Many of the cybersecurity and monitoring tools the contractors use to monitor the networks are also due for renewal in the coming months.
If the situation is not addressed, “pretty soon, the department will be completely open to external actors to get at the largest databases in the world that have all of our public health information in them, our sensitive drug testing clinical trial information at the NIH or FDA or different organizations’ mental health records,” the source claims, echoing the opinions of other sources who spoke to WIRED.
In the weeks leading up to the RIF, some administrative staff did have interactions with Elon Musk’s so-called Department of Government Efficiency (DOGE) operatives, including Clark Minor, a software engineer who worked at Palantir for over a decade and was recently installed as the department’s chief information officer.
As one employee was detailing the work they did at the OCIO, they said, they got the sense that Minor—whose online résumé does not detail any experience in the federal government—seemed overwhelmed by the sheer scale of HHS, an agency that accounted for over a quarter of federal spending in 2024 and consists of an almost innumerable amount of offices and staff and operating divisions.
Minor has not provided guidance to the remaining HHS staff on the transition, according to two sources still at the agency.
Minor did not respond to a request for comment from WIRED.
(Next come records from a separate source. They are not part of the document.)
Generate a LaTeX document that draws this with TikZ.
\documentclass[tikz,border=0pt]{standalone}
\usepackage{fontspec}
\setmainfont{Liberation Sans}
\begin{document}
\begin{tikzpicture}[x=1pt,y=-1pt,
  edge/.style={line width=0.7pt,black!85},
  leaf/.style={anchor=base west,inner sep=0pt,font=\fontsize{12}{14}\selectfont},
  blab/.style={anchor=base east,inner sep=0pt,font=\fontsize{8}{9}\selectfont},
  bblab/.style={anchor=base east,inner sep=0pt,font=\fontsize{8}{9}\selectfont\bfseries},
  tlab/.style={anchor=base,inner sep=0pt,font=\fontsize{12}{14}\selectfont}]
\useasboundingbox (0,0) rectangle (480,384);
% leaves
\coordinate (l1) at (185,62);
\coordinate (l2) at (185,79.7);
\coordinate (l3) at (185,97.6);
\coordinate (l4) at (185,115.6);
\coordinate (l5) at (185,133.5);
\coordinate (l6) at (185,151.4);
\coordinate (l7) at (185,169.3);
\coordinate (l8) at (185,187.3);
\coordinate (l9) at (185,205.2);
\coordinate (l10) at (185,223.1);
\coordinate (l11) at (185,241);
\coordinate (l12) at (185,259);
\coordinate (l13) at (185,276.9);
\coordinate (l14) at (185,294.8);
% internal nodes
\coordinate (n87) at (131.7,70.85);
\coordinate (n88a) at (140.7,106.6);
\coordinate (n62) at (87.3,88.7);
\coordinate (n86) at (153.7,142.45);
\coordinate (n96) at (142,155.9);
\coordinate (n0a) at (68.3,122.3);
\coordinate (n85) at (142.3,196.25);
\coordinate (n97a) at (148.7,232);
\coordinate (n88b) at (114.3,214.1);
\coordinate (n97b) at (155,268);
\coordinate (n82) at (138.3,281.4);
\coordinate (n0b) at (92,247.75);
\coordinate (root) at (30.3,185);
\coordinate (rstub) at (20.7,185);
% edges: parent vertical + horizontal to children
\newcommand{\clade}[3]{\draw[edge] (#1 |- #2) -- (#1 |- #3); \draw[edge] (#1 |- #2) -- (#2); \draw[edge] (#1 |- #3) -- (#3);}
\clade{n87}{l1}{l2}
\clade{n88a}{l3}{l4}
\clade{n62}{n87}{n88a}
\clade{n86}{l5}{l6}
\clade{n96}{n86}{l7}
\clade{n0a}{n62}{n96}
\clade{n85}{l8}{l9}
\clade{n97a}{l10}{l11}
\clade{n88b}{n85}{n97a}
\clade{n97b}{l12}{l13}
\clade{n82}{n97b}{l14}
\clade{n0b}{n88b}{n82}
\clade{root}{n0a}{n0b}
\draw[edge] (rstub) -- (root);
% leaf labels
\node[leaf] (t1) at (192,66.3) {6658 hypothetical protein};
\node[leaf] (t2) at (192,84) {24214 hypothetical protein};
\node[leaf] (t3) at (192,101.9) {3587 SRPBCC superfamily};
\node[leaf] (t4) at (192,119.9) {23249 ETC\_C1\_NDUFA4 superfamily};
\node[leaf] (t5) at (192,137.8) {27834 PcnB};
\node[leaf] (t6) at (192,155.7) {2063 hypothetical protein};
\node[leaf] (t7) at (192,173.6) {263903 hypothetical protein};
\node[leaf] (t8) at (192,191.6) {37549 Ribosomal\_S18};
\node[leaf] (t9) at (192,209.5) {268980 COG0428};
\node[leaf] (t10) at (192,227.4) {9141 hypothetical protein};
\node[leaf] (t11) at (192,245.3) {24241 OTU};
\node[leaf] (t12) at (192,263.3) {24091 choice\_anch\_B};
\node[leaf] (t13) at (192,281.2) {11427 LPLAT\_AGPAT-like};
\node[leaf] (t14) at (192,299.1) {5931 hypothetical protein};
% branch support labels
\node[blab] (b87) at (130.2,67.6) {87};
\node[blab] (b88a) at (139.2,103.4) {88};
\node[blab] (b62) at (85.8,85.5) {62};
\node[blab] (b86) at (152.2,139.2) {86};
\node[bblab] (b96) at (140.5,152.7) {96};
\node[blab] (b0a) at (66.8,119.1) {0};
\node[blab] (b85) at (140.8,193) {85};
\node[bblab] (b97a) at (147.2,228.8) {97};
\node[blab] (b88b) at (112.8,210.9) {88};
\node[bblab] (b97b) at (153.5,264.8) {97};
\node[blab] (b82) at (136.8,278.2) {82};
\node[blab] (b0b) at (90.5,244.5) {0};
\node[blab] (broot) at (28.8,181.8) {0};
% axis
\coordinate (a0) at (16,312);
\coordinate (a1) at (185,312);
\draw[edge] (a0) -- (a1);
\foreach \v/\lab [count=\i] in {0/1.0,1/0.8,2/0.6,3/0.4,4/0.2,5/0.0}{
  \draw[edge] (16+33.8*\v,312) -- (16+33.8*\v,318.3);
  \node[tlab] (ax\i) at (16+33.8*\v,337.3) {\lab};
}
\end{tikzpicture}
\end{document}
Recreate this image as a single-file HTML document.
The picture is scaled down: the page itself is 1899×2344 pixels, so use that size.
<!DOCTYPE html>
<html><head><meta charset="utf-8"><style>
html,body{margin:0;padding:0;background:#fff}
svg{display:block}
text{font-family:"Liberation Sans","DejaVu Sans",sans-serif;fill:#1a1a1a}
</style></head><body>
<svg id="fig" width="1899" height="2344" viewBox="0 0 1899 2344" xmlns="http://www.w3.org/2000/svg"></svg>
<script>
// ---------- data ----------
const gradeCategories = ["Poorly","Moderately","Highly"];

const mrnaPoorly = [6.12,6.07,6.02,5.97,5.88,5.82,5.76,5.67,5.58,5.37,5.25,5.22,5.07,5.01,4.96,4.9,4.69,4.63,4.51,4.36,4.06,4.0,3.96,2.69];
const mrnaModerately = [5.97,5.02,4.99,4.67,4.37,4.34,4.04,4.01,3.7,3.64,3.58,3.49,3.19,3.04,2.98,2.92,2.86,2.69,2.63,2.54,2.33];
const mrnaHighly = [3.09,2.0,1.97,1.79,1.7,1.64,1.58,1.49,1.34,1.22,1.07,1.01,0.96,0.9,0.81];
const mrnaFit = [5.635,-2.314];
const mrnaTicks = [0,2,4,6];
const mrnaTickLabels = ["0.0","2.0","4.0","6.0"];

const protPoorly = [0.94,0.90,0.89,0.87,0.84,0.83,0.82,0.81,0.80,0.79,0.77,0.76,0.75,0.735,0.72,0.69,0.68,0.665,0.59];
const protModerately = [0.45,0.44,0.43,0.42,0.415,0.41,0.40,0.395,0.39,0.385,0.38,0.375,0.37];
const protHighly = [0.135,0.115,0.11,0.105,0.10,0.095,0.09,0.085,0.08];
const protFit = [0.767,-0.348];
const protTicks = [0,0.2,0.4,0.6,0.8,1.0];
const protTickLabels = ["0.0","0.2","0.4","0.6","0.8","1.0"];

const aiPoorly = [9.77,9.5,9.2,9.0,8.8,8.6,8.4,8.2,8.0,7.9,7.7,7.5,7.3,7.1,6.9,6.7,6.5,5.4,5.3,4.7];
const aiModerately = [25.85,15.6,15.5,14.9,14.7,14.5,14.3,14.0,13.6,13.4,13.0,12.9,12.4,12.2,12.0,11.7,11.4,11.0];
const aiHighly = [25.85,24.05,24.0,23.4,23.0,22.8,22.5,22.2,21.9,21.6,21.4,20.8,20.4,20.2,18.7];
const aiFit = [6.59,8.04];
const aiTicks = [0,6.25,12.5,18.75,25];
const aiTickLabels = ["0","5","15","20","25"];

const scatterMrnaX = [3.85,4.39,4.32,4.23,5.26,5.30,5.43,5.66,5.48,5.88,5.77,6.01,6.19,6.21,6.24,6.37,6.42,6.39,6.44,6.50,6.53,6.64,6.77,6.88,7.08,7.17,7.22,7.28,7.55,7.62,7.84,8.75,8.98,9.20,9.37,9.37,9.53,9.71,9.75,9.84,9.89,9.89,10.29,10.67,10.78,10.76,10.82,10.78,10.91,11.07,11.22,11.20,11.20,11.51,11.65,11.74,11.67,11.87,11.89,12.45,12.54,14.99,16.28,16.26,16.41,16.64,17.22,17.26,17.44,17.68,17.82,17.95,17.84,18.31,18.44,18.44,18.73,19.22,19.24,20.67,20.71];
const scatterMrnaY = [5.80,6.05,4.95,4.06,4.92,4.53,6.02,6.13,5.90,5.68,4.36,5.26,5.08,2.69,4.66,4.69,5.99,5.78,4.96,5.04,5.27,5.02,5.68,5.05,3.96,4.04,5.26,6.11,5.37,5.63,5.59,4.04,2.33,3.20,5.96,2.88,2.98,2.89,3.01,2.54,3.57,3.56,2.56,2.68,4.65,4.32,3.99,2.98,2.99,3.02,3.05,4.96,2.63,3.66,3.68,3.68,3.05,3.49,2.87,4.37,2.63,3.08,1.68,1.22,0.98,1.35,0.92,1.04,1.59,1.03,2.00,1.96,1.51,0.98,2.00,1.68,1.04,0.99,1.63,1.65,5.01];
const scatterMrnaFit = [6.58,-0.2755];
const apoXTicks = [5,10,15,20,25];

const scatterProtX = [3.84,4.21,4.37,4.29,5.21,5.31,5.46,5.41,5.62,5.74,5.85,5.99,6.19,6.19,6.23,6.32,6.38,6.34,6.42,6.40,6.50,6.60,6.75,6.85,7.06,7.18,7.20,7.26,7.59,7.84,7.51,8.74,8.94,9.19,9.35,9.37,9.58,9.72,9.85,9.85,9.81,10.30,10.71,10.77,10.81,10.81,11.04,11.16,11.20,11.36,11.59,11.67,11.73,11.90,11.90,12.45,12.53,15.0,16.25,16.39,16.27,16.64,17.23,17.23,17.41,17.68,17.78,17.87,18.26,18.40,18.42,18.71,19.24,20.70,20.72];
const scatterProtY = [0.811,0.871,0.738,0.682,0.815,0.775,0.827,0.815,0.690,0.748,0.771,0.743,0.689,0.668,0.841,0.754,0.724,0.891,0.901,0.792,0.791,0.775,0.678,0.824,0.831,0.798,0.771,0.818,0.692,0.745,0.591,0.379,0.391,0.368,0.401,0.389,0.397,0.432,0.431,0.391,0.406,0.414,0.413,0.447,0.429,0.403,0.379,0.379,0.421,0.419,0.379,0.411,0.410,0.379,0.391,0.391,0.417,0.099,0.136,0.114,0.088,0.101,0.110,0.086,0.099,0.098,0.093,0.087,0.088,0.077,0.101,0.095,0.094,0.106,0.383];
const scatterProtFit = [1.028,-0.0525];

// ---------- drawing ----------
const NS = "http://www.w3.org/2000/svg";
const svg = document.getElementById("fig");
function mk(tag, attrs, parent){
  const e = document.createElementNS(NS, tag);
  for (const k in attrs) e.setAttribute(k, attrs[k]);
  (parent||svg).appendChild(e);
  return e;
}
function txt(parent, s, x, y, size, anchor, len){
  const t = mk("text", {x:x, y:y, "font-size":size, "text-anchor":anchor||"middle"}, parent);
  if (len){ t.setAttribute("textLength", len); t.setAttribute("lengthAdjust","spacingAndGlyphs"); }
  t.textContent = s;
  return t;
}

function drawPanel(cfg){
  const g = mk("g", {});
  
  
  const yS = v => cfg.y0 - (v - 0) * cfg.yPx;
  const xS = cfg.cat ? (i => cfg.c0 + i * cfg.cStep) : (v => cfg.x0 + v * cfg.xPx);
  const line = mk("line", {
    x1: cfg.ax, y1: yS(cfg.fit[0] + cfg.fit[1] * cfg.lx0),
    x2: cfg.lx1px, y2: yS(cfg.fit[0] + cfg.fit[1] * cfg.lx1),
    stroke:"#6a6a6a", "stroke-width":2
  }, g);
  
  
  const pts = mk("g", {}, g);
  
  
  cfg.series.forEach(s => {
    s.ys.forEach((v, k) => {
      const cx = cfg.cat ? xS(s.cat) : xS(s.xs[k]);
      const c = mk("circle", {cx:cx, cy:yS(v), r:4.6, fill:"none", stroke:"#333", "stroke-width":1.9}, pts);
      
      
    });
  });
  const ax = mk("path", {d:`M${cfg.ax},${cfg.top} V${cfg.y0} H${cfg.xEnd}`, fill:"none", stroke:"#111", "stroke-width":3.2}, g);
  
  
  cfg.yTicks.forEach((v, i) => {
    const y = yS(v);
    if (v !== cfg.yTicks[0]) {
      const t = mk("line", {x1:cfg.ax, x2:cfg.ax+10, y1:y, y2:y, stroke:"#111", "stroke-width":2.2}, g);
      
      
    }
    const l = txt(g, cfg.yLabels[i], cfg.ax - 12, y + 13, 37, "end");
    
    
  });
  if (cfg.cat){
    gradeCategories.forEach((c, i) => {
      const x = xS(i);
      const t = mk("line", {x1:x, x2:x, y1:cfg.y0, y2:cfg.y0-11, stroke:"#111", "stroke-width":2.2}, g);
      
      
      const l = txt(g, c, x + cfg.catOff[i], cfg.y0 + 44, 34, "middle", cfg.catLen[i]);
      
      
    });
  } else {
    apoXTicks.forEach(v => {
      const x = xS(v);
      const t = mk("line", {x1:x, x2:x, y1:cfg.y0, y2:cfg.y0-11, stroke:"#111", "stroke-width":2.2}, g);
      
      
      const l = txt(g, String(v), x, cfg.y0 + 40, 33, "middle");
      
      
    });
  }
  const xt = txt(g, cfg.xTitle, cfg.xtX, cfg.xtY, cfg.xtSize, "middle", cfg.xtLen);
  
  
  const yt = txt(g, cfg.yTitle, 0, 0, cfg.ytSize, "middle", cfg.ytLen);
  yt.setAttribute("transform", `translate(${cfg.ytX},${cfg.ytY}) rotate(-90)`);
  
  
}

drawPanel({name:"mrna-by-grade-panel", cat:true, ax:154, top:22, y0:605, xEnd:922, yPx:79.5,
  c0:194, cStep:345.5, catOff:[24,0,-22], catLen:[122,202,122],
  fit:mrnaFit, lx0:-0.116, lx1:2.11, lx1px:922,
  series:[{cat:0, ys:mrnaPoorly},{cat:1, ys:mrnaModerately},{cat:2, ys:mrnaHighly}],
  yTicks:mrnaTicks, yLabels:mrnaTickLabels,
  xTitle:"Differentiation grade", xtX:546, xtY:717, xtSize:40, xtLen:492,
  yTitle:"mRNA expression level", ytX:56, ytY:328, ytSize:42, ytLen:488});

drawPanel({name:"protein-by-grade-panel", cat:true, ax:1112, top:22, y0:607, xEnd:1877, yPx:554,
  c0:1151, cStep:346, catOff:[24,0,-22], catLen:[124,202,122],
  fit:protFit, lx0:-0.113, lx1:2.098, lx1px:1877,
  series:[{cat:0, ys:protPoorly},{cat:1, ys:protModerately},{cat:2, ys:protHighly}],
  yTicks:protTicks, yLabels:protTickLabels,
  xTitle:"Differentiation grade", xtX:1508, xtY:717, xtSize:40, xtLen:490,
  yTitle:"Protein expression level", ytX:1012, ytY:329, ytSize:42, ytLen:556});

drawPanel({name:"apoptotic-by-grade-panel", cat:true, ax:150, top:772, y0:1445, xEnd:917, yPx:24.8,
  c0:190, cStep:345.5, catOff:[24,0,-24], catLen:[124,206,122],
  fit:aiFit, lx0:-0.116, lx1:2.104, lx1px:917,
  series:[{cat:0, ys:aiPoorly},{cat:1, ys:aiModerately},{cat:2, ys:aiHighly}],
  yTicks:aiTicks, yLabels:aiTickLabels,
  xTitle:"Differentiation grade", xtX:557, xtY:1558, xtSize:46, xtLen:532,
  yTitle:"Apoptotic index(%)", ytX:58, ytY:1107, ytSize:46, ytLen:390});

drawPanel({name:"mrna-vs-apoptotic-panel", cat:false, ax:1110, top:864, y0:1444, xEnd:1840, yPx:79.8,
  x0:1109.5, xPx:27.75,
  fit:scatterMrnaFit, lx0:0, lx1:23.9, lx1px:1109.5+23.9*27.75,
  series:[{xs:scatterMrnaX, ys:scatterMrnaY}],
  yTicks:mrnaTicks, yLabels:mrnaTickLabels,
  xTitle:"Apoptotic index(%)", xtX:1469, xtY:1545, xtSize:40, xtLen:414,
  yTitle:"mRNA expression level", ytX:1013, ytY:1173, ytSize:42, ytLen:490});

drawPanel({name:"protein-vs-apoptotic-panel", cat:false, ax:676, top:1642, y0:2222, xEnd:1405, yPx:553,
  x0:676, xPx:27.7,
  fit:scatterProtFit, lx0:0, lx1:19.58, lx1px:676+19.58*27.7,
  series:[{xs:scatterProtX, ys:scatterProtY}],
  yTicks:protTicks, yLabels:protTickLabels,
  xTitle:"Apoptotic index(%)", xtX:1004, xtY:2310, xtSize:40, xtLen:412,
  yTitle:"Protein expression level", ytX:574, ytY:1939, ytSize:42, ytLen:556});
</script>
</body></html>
Some internal systems are already breaking down, according to sources still working at HHS. One employee, who facilitates travel for HHS employees, says the RIF “set federal travel back to processes that were in place prior to the first Electronic Travel System contract in 2004.”
While sources who spoke to WIRED differed on exactly when and how the IT and cybersecurity infrastructure at the department might collapse, they all agreed that without a radical intervention in the coming weeks, the fallout could be catastrophic.
"If the US health system lost CMS, FDA, NIH, and CDC functionality indefinitely without warning, and no backup systems were available, this would be an unprecedented systemic shock," one source at the OCIO tells WIRED.
Current HHS workers say they have not been presented with a plan to remedy the looming crisis, and have seen no leadership from either the political appointees or DOGE operatives who have been installed at HHS.
“There is no transition, and those in charge are AWOL,” one person currently working at HHS tells WIRED, echoing the sense of “chaos” found in an in-depth investigation into HHS by Stat. “I’m doing nothing productive. I’m answering emails stating we cannot help, we cannot process, we have no guidance, we cannot operate. This ship has no captain whatsoever, and I’m playing in the band while the Titanic sinks.”